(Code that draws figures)
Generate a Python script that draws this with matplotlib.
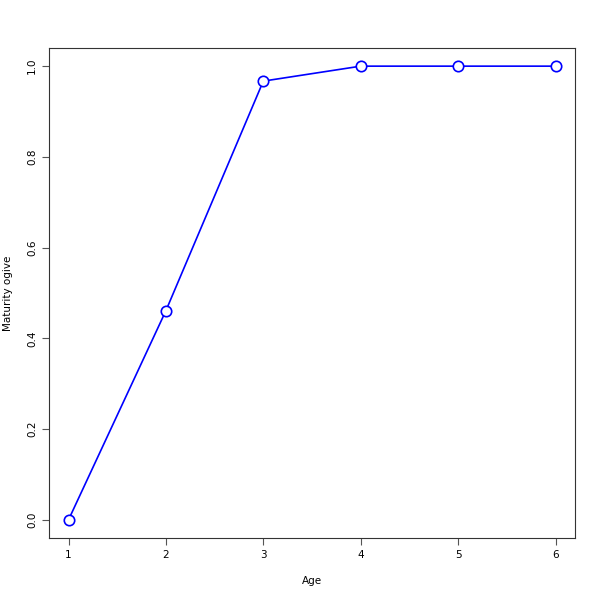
import matplotlib
matplotlib.use('Agg')
import matplotlib.pyplot as plt

# maturity ogive by age
ages = [1, 2, 3, 4, 5, 6]
maturity = [0.0, 0.461, 0.967, 1.0, 1.0, 1.0]

fig = plt.figure(figsize=(6, 6), dpi=100)
ax = fig.add_axes([0.0817, 0.1033, 0.8766, 0.8167])

ax.plot(ages, maturity, color='blue', lw=1.2, marker='o', ms=7.5,
        mfc='white', mec='blue', mew=1.2)

ax.set_xlim(0.8, 6.2)
ax.set_ylim(-0.04, 1.04)
ax.set_xticks(ages)
ax.set_yticks([0.0, 0.2, 0.4, 0.6, 0.8, 1.0])
ax.set_yticklabels(['0.0', '0.2', '0.4', '0.6', '0.8', '1.0'], rotation=90, va='center')
ax.tick_params(labelsize=7.5, length=5, color='#555555')
ax.set_xlabel('Age', fontsize=7.5, labelpad=12)
ax.set_ylabel('Maturity ogive', fontsize=7.5, labelpad=10)
for s in ax.spines.values():
    s.set_color('#333333')

fig.savefig('out.png', dpi=100)
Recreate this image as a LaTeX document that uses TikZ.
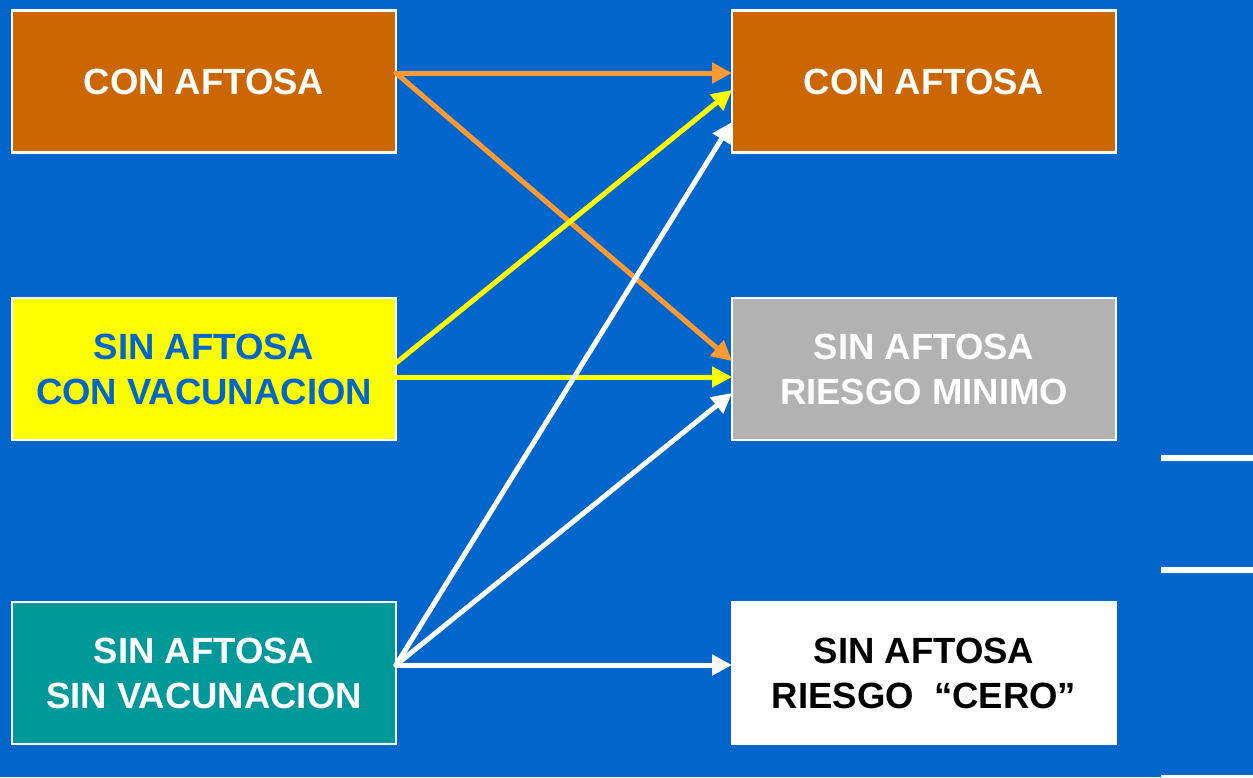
\documentclass[tikz,border=0pt]{standalone}
\usepackage{fontspec}
\setmainfont{Liberation Sans}
\usetikzlibrary{arrows.meta}
\definecolor{bgblue}{HTML}{0066CC}
\definecolor{boxorange}{HTML}{CC6600}
\definecolor{arrorange}{HTML}{FF9933}
\definecolor{boxyellow}{HTML}{FFFF00}
\definecolor{boxteal}{HTML}{009999}
\definecolor{boxgray}{HTML}{B2B2B2}
\begin{document}
\begin{tikzpicture}[x=1pt,y=-1pt,
  statebox/.style={draw=white,line width=2.5pt,minimum width=384pt,minimum height=142pt,
    inner sep=0pt,outer sep=0pt,align=center,font=\bfseries\fontsize{36.5}{45}\selectfont},
  conn/.style={line width=5pt,line cap=round,-{Triangle[length=20pt,width=20pt]}},
  rule/.style={fill=white,draw=none}]
\useasboundingbox[fill=bgblue] (0,0) rectangle (1253,777);
\node[statebox,fill=boxorange,text=white] (a) at (204,81.5) {CON AFTOSA};
\node[statebox,fill=boxyellow,text=bgblue] (b) at (204,369) {SIN AFTOSA\\CON VACUNACION};
\node[statebox,fill=boxteal,text=white] (c) at (204,673) {SIN AFTOSA\\SIN VACUNACION};
\node[statebox,fill=boxorange,text=white] (d) at (924,81.5) {CON AFTOSA};
\node[statebox,fill=boxgray,text=white] (e) at (924,369) {SIN AFTOSA\\RIESGO MINIMO};
\node[statebox,fill=white,text=black] (f) at (924,673) {SIN AFTOSA\\RIESGO\ \ \textquotedblleft CERO\textquotedblright};
% orange
\draw[conn,arrorange] ([yshift=8.5pt]a.east) -- ([yshift=8.5pt]d.west);
\draw[conn,arrorange] ([yshift=8.5pt]a.east) -- ([yshift=8pt]e.west);
% yellow
\draw[conn,boxyellow] ([yshift=6pt]b.east) -- ([yshift=-8.5pt]d.west);
\draw[conn,boxyellow] ([yshift=-8pt]b.east) -- ([yshift=-8pt]e.west);
% white
\draw[conn,white] ([yshift=8pt]c.east) -- ([yshift=-40.5pt]d.west);
\draw[conn,white] ([yshift=8pt]c.east) -- ([yshift=-24pt]e.west);
\draw[conn,white] ([yshift=8pt]c.east) -- ([yshift=8pt]f.west);
% right-edge rules
\fill[rule] (1161,455) rectangle (1253,461);
\fill[rule] (1161,567) rectangle (1253,573);
\fill[rule] (1161,775) rectangle (1253,777);
\end{tikzpicture}
\end{document}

*WHAT YOU ARE ASKED TO DO:* Reproduce the listing exactly. Leave its pictures out.

*CORRECT RESULT:*
Generate a Python script that draws this with matplotlib.
import matplotlib
matplotlib.use('Agg')
import matplotlib.pyplot as plt

# maturity ogive by age
ages = [1, 2, 3, 4, 5, 6]
maturity = [0.0, 0.461, 0.967, 1.0, 1.0, 1.0]

fig = plt.figure(figsize=(6, 6), dpi=100)
ax = fig.add_axes([0.0817, 0.1033, 0.8766, 0.8167])

ax.plot(ages, maturity, color='blue', lw=1.2, marker='o', ms=7.5,
        mfc='white', mec='blue', mew=1.2)

ax.set_xlim(0.8, 6.2)
ax.set_ylim(-0.04, 1.04)
ax.set_xticks(ages)
ax.set_yticks([0.0, 0.2, 0.4, 0.6, 0.8, 1.0])
ax.set_yticklabels(['0.0', '0.2', '0.4', '0.6', '0.8', '1.0'], rotation=90, va='center')
ax.tick_params(labelsize=7.5, length=5, color='#555555')
ax.set_xlabel('Age', fontsize=7.5, labelpad=12)
ax.set_ylabel('Maturity ogive', fontsize=7.5, labelpad=10)
for s in ax.spines.values():
    s.set_color('#333333')

fig.savefig('out.png', dpi=100)
Recreate this image as a LaTeX document that uses TikZ.
\documentclass[tikz,border=0pt]{standalone}
\usepackage{fontspec}
\setmainfont{Liberation Sans}
\usetikzlibrary{arrows.meta}
\definecolor{bgblue}{HTML}{0066CC}
\definecolor{boxorange}{HTML}{CC6600}
\definecolor{arrorange}{HTML}{FF9933}
\definecolor{boxyellow}{HTML}{FFFF00}
\definecolor{boxteal}{HTML}{009999}
\definecolor{boxgray}{HTML}{B2B2B2}
\begin{document}
\begin{tikzpicture}[x=1pt,y=-1pt,
  statebox/.style={draw=white,line width=2.5pt,minimum width=384pt,minimum height=142pt,
    inner sep=0pt,outer sep=0pt,align=center,font=\bfseries\fontsize{36.5}{45}\selectfont},
  conn/.style={line width=5pt,line cap=round,-{Triangle[length=20pt,width=20pt]}},
  rule/.style={fill=white,draw=none}]
\useasboundingbox[fill=bgblue] (0,0) rectangle (1253,777);
\node[statebox,fill=boxorange,text=white] (a) at (204,81.5) {CON AFTOSA};
\node[statebox,fill=boxyellow,text=bgblue] (b) at (204,369) {SIN AFTOSA\\CON VACUNACION};
\node[statebox,fill=boxteal,text=white] (c) at (204,673) {SIN AFTOSA\\SIN VACUNACION};
\node[statebox,fill=boxorange,text=white] (d) at (924,81.5) {CON AFTOSA};
\node[statebox,fill=boxgray,text=white] (e) at (924,369) {SIN AFTOSA\\RIESGO MINIMO};
\node[statebox,fill=white,text=black] (f) at (924,673) {SIN AFTOSA\\RIESGO\ \ \textquotedblleft CERO\textquotedblright};
% orange
\draw[conn,arrorange] ([yshift=8.5pt]a.east) -- ([yshift=8.5pt]d.west);
\draw[conn,arrorange] ([yshift=8.5pt]a.east) -- ([yshift=8pt]e.west);
% yellow
\draw[conn,boxyellow] ([yshift=6pt]b.east) -- ([yshift=-8.5pt]d.west);
\draw[conn,boxyellow] ([yshift=-8pt]b.east) -- ([yshift=-8pt]e.west);
% white
\draw[conn,white] ([yshift=8pt]c.east) -- ([yshift=-40.5pt]d.west);
\draw[conn,white] ([yshift=8pt]c.east) -- ([yshift=-24pt]e.west);
\draw[conn,white] ([yshift=8pt]c.east) -- ([yshift=8pt]f.west);
% right-edge rules
\fill[rule] (1161,455) rectangle (1253,461);
\fill[rule] (1161,567) rectangle (1253,573);
\fill[rule] (1161,775) rectangle (1253,777);
\end{tikzpicture}
\end{document}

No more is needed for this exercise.